With at least one motorist a week passing a stopped school bus loading or unloading students, Carroll school officials plan to begin a new reporting procedure to better pinpoint violators.
The new forms, on order but not yet on the district's contracted fleet of buses, will require a bus driver to fill out a description of the violator and the vehicle, license tag number and the location of the infraction.Copies will be kept on file and will be given to Maryland State Police.
First Lt. Ken Tregoning of the Maryland State Police noted that action has been taken against a motorist who last week passed a special education bus stopped at Old Taneytown Road and Tyrone Road.
School officials said violations have occurred throughout the county.
Underscoring officials' concerns was the death last week of a 6-year-old Frederick County boy. The boy was killed and his mother and stepsister were seriously injured when the driver of a pickup truck failed to stop for a bus and swerved into a bus stop.
"It's the type ofproblem we hope and pray we don't experience in Carroll County," said William H. Hyde, assistant superintendent of administration.
Because bus drivers have traditionally reported violators to the state police, school officials said they have not been able to track the number of violations.
Tregoning said eight motorists received fines in excess of $100 in the past year. Motorists passing a school bus that has activated its red flashing lights face up to $500 in fines.

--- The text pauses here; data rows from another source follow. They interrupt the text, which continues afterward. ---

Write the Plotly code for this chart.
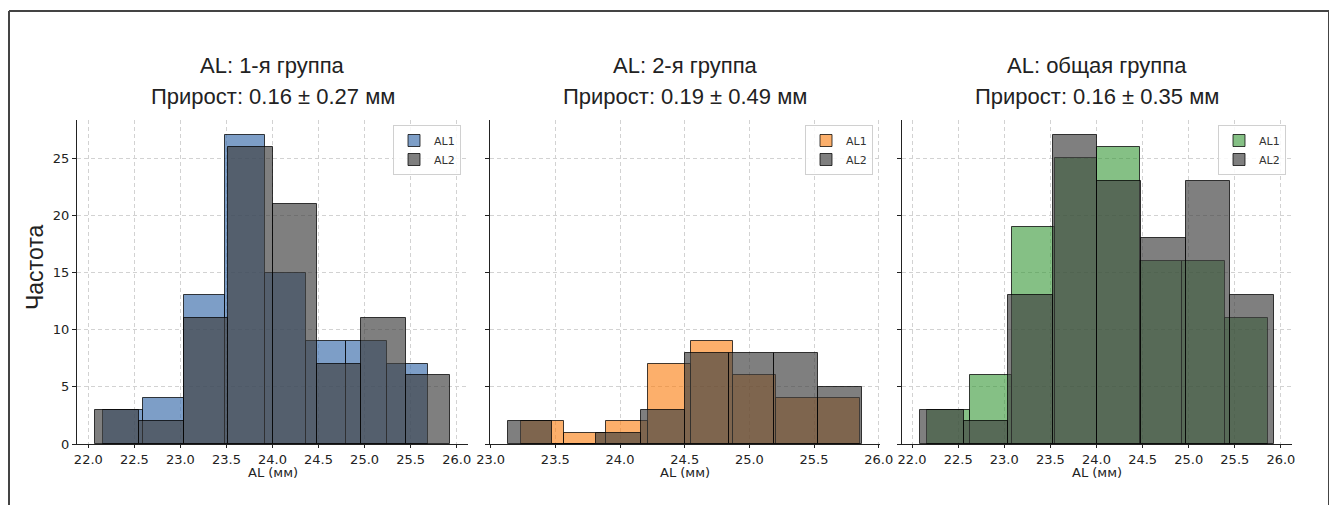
import numpy as np
import plotly.graph_objects as go

# ---------------- data ----------------
panel_titles = ["AL: 1-я группа", "AL: 2-я группа", "AL: общая группа"]
panel_subtitles = ["Прирост: 0.16 ± 0.27 мм", "Прирост: 0.19 ± 0.49 мм", "Прирост: 0.16 ± 0.35 мм"]
series_names = ["AL1", "AL2"]

# histogram bin range (first edge, last edge) and counts, 8 bins each
g1_al1_range = [22.156, 25.685]
g1_al1_counts = [3, 4, 13, 27, 15, 9, 9, 7]
g1_al2_range = [22.07, 25.93]
g1_al2_counts = [3, 2, 11, 26, 21, 7, 11, 6]

g2_al1_range = [23.238, 25.857]
g2_al1_counts = [2, 1, 2, 7, 9, 6, 4, 4]
g2_al2_range = [23.132, 25.873]
g2_al2_counts = [2, 0, 1, 3, 8, 8, 8, 5]

g3_al1_range = [22.163, 25.855]
g3_al1_counts = [3, 6, 19, 25, 26, 16, 16, 11]
g3_al2_range = [22.083, 25.928]
g3_al2_counts = [3, 2, 13, 27, 23, 18, 23, 13]

x_ticks = [[22.0, 22.5, 23.0, 23.5, 24.0, 24.5, 25.0, 25.5, 26.0],
           [23.0, 23.5, 24.0, 24.5, 25.0, 25.5, 26.0],
           [22.0, 22.5, 23.0, 23.5, 24.0, 24.5, 25.0, 25.5, 26.0]]
y_ticks = [0, 5, 10, 15, 20, 25]
x_label = "AL (мм)"
y_label = "Частота"

# ---------------- layout geometry ----------------
OFF = 8  # page body margin
W, H = 1337 - OFF, 505 - OFF
ML = 77 - OFF
MT = 120 - OFF
MB = H - (444 - OFF)
MR = W - (1292 - OFF)
PW = W - ML - MR
PH = H - MT - MB

def px(x):  # reference page pixel -> paper x
    return (x - OFF - ML) / PW

def py(y):  # reference page pixel -> paper y
    return (H - MB - (y - OFF)) / PH

domains = [[px(77), px(468)], [px(490), px(880)], [px(902), px(1292)]]
al1_colors = ["rgba(64,112,172,0.68)", "rgba(250,128,20,0.63)", "rgba(52,150,52,0.6)"]
al2_color = "rgba(64,64,64,0.67)"
edge = dict(color="rgba(0,0,0,0.75)", width=1)
tick_font = dict(family="DejaVu Sans", size=13, color="#222222")

panels = [
    (g1_al1_range, g1_al1_counts, g1_al2_range, g1_al2_counts),
    (g2_al1_range, g2_al1_counts, g2_al2_range, g2_al2_counts),
    (g3_al1_range, g3_al1_counts, g3_al2_range, g3_al2_counts),
]

fig = go.Figure()

def bars(rng, counts):
    edges = np.linspace(rng[0], rng[1], len(counts) + 1)
    centers = (edges[:-1] + edges[1:]) / 2
    widths = np.diff(edges)
    return centers, widths

ymax = max(max(max(p[1]) for p in panels), max(max(p[3]) for p in panels)) * 1.05

legend_names = ["legend", "legend2", "legend3"]
legend_right = [px(461), px(873), px(1286)]

layout_axes = {}
for i, (r1, c1, r2, c2) in enumerate(panels):
    xa = "x" if i == 0 else f"x{i+1}"
    ya = "y" if i == 0 else f"y{i+1}"
    cx1, w1 = bars(r1, c1)
    cx2, w2 = bars(r2, c2)
    fig.add_trace(go.Bar(x=cx1, y=c1, width=w1, name=series_names[0],
                         marker=dict(color=al1_colors[i], line=edge),
                         xaxis=xa, yaxis=ya, legend=legend_names[i]))
    fig.add_trace(go.Bar(x=cx2, y=c2, width=w2, name=series_names[1],
                         marker=dict(color=al2_color, line=edge),
                         xaxis=xa, yaxis=ya, legend=legend_names[i]))
    lo = min(r1[0], r2[0])
    hi = max(r1[1], r2[1])
    pad = (hi - lo) * 0.05
    xkey = "xaxis" if i == 0 else f"xaxis{i+1}"
    ykey = "yaxis" if i == 0 else f"yaxis{i+1}"
    layout_axes[xkey] = dict(
        domain=domains[i], anchor=ya, range=[lo - pad, hi + pad],
        tickvals=x_ticks[i], ticktext=[f"{t:.1f}" for t in x_ticks[i]],
        showgrid=True, gridcolor="#d2d2d2", griddash="4px,3px", gridwidth=1,
        showline=True, linecolor="#222222", linewidth=1.3,
        ticks="outside", ticklen=3, tickcolor="#222222",
        tickfont=tick_font, zeroline=False,
    )
    layout_axes[ykey] = dict(
        domain=[0, 1], anchor=xa, range=[0, ymax],
        tickvals=y_ticks, showticklabels=(i == 0),
        showgrid=True, gridcolor="#d2d2d2", griddash="4px,3px", gridwidth=1,
        showline=True, linecolor="#222222", linewidth=1.3,
        ticks="outside", ticklen=4, tickcolor="#222222",
        tickfont=tick_font, zeroline=False,
    )
    fig.layout[legend_names[i]] = dict(
        x=legend_right[i], y=py(125), xanchor="right", yanchor="top",
        bgcolor="rgba(255,255,255,0.85)", bordercolor="#d0d0d0", borderwidth=1,
        font=dict(family="DejaVu Sans", size=11, color="#333333"),
        itemwidth=30, tracegroupgap=0,
    )

annotations = []
title_font = dict(family="Liberation Sans", size=22, color="#222222")
for i in range(3):
    cx = (domains[i][0] + domains[i][1]) / 2
    annotations.append(dict(text=panel_titles[i], x=cx, y=py(66), xref="paper", yref="paper",
                            xanchor="center", yanchor="middle", showarrow=False, font=title_font))
    annotations.append(dict(text=panel_subtitles[i], x=cx, y=py(97), xref="paper", yref="paper",
                            xanchor="center", yanchor="middle", showarrow=False, font=title_font))
    annotations.append(dict(text=x_label, x=cx, y=py(472), xref="paper", yref="paper",
                            xanchor="center", yanchor="middle", showarrow=False,
                            font=dict(family="DejaVu Sans", size=13, color="#222222")))
annotations.append(dict(text=y_label, x=px(35), y=py(268), xref="paper", yref="paper",
                        xanchor="center", yanchor="middle", showarrow=False, textangle=-90,
                        font=dict(family="Liberation Sans", size=23, color="#222222")))

frame = dict(color="#444444", width=2)
shapes = [
    dict(type="line", xref="paper", yref="paper", x0=px(9), x1=px(1329), y0=py(11), y1=py(11), line=frame),
    dict(type="line", xref="paper", yref="paper", x0=px(9), x1=px(9), y0=py(11), y1=py(510), line=frame),
    dict(type="line", xref="paper", yref="paper", x0=px(1329), x1=px(1329), y0=py(11), y1=py(510), line=frame),
]

fig.update_layout(
    width=W, height=H, margin=dict(l=ML, r=MR, t=MT, b=MB),
    plot_bgcolor="white", paper_bgcolor="white",
    barmode="overlay", bargap=0, showlegend=True,
    annotations=annotations, shapes=shapes,
    **layout_axes,
)

fig.write_html("out.html")
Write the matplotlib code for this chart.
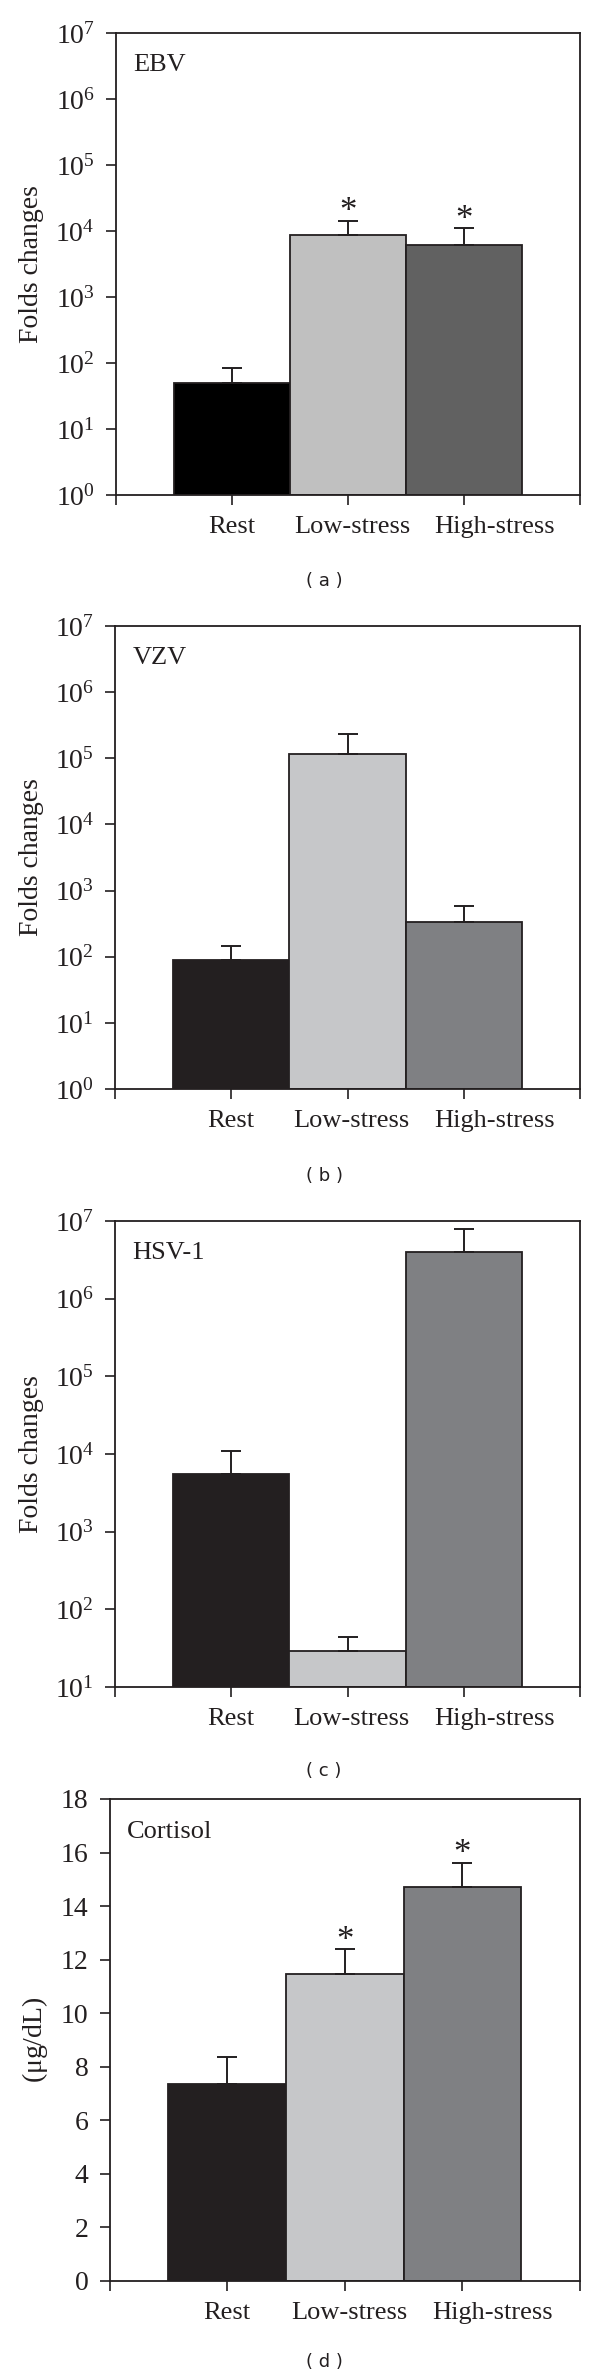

The Carroll school system transports about 20,000 students daily, which amounts to 954 trips a day, or 11,676 stops, officials said.
School officials reminded motorists to stop whenever a bus activates red flashing lights. The only exception is for buses on a divided highway, such as Route 140 outside of Westminster.
They also asked motorists to be patient with school buses transporting special educationstudents. These buses generally have more stops to make and take longer to load and unload disabled students.